My dad has an old folk instrument called a Kalimba that, months ago, I liked to lay Anna against so she could feel the vibrations. I can't wait for her to hear it now. It sounds like an island, like a light-footed summer ditty plucked out by someone small and happy. Luke plays the banjo. I have an old guitar that never took. There are so many sounds for her to bathe in, I am afraid that my natural tendency to overdo everything will also over-stimulate this sense she wasn't necessarily ever supposed to have.
I feel a kind of protectiveness over Anna's deafness this week. Her silence is something sacred, and though it's something that she can return to without devices, on Friday morning, at 8 AM, we are forever departing from the Anna who never heard. I wonder if some of the adults in the Youtube videos of cochlears being activated are also crying for the life they have lost, now that they have sound. With any big gain, there is the loss of the prior era. That is what I'm feeling. Anna's era of total deafness will be something she does not remember. I am trying my hardest to document these days so I can tell her about them...
How Zaley comes blasting into the room where Anna's asleep to tell me "I AM PUTTING ON ACCESSORIES FOR A WEDDING!!!" and how Anna doesn't move. How I can call down to Luke at the top of my lungs to PLEASE BRING ME SOME WATER while Anna is nursing to sleep on my chest and the only recognition she gives is the smallest nibbling twitch. How Zaley's maniacal laughter makes Anna burst into short, fast giggles even though all she can see is Zaley bouncing and grinning and shaking her blonde too-long bangs like a rabid dog. Anna likes Zaley the best. As soon as she sees Zaley coming, Anna's hands turn to fists shaking in excitement. Zaley can fling a shirt around like a lasso or wag her tongue or pat Anna's chest 30 times in a way that you would think is too hard or too annoying, and Anna laughs till she squeals and has to take a breath.
It is a marvel and a joy for me to witness that a sense of humor has nothing to do with hearing. One of the things I am looking most forward to is Anna hearing her own laugh.
As we get ready to say goodbye to our house and goodbye to this first year of Anna's silence, we do the requisite late April accommodations for other people to come live here. If I were a better person--if my generosity rivaled my husband's--I would see this as a perfect exercise in sacrificial love. Instead, I look at our golf course-green yard that Luke has spent hours pruning and fertilizing and de-twigging, and I think, why are we leaving this lovely place that is just unfurling into full color? We planted the hearty stuff that should stick around till September: cauliflower, kale, radishes, carrots. We hung a hammock under our pergola and Luke fixed a rope swing knotted around a little green seat. The neighbor's cat was trapped in our basement crawlspace for two days, but we rescued it, and built shelves and filled totes and threw away the 17 lidless sippy cups. As I write, I hear the metal-on-wood banging of the sliding bathroom door, which comes off the rail any time an unsuspecting victim goes in to relieve themselves. Luke is fixing everything so it is perfect before we leave it.

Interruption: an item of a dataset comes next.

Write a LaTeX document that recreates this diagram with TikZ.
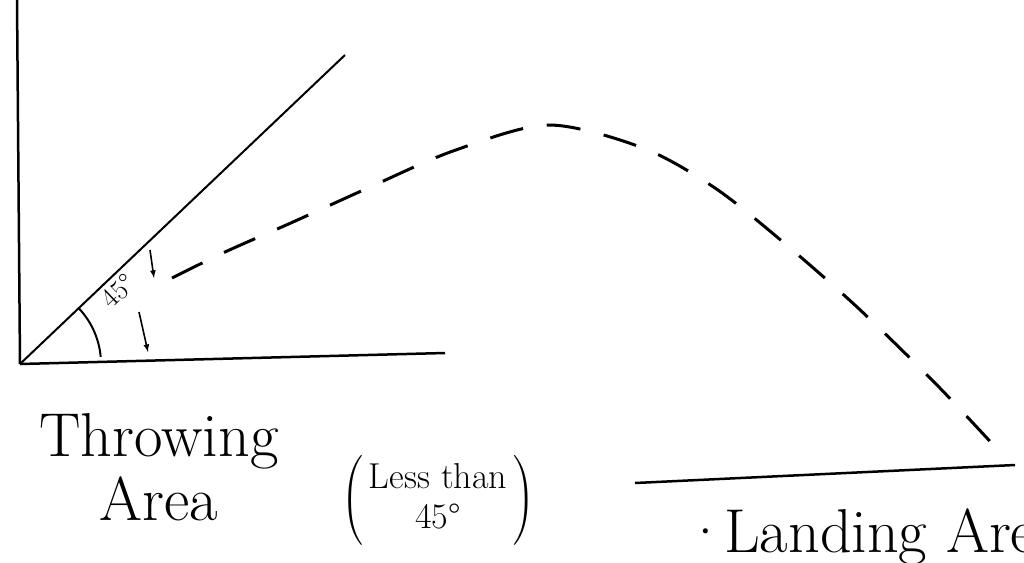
\documentclass[tikz,border=0pt]{standalone}
\usepackage{amsmath}
\usetikzlibrary{arrows}

\begin{document}
\begin{tikzpicture}
  \begin{scope}[x=1pt, y=-1pt]
    \useasboundingbox (0,0) rectangle (1024,562);
    \tikzset{hand/.style={font=\fontsize{62}{70}\selectfont}}
    \coordinate (O) at (20,364);
    \coordinate (top) at (17,0);
    \coordinate (gnd) at (445,353);
    \coordinate (ray) at (345,55);
    \coordinate (land1) at (635,483);
    \coordinate (land2) at (1015,465);
    \draw [line width=2.5pt] (O) -- (top);
    \draw [line width=2.5pt] (O) -- (gnd);
    \draw [line width=2pt] (O) -- (ray);
    \draw [line width=2.5pt] (land1) -- (land2);
    \draw [line width=2pt] (O) ++(-44:81) arc [start angle=-44, end angle=-5, radius=81];
    \node (ang) [rotate=44, font=\fontsize{28}{32}\selectfont, inner sep=0pt] at (118,291) {45\textdegree};
    \draw [->, >=latex, line width=1.6pt] (150,250) -- (154,278);
    \draw [->, >=latex, line width=1.6pt] (139,312) -- (148,352);
    \draw [line width=3pt, dash pattern=on 34pt off 24pt, smooth] plot coordinates {(172,278) (225,252) (293,222) (368,188) (453,151) (548,125) (643,148) (715,188) (783,242) (857,307) (935,383) (998,450)};
    \node (thr) [hand, anchor=base west] at (36,456) {Throwing};
    \node (area) [hand, anchor=base west] at (96,520) {Area};
    \node (less) [font=\fontsize{36}{40}\selectfont] at (438,500) {$\left(\begin{tabular}{c}Less than\\45\textdegree\end{tabular}\right)$};
    \node (landing) [hand, anchor=base west] at (680,552) {\textperiodcentered\hspace{-4pt}Landing Area};
  \end{scope}
\end{tikzpicture}
\end{document}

That's how I feel about Anna's quietude these last few days: I want to leave it perfect, leave it intact. I don't really need to do anything different to honor or change her silence--it is; it just is. But I am acutely aware of her realm of quiet now, just before we say goodbye to her hour-by-hour soundlessness. It is so much a part of her as a baby that I feel I will miss Anna's baby months even more than with any baby because these months represent something that seems almost mystical--an acceptable reticence we shared through eye contact and gesture, movement and stillness. We knew that our communication must be different than the default, vocal language of hearing mother to hearing child. And Anna seemed to always be focusing, even before her eyes could focus. From her very beginning (the just-born baby who did not cry) the peace of her mental, soundless state seemed embodied in her serene, low-key demeanor.
Who knows how this will change. Who knows how sound will alter the dynamic. It is like our house. Who knows how the rugs will smell when we return, what the garden will look like, what we will still be able to eat.
The other night at dinner, Zaley covered the whole scope of what I should be thinking, when she prayed, "Thank you, God, for giving us pizza and cochlear implants. Thank you God for giving us the garden. Thank you, God, for giving us...everything."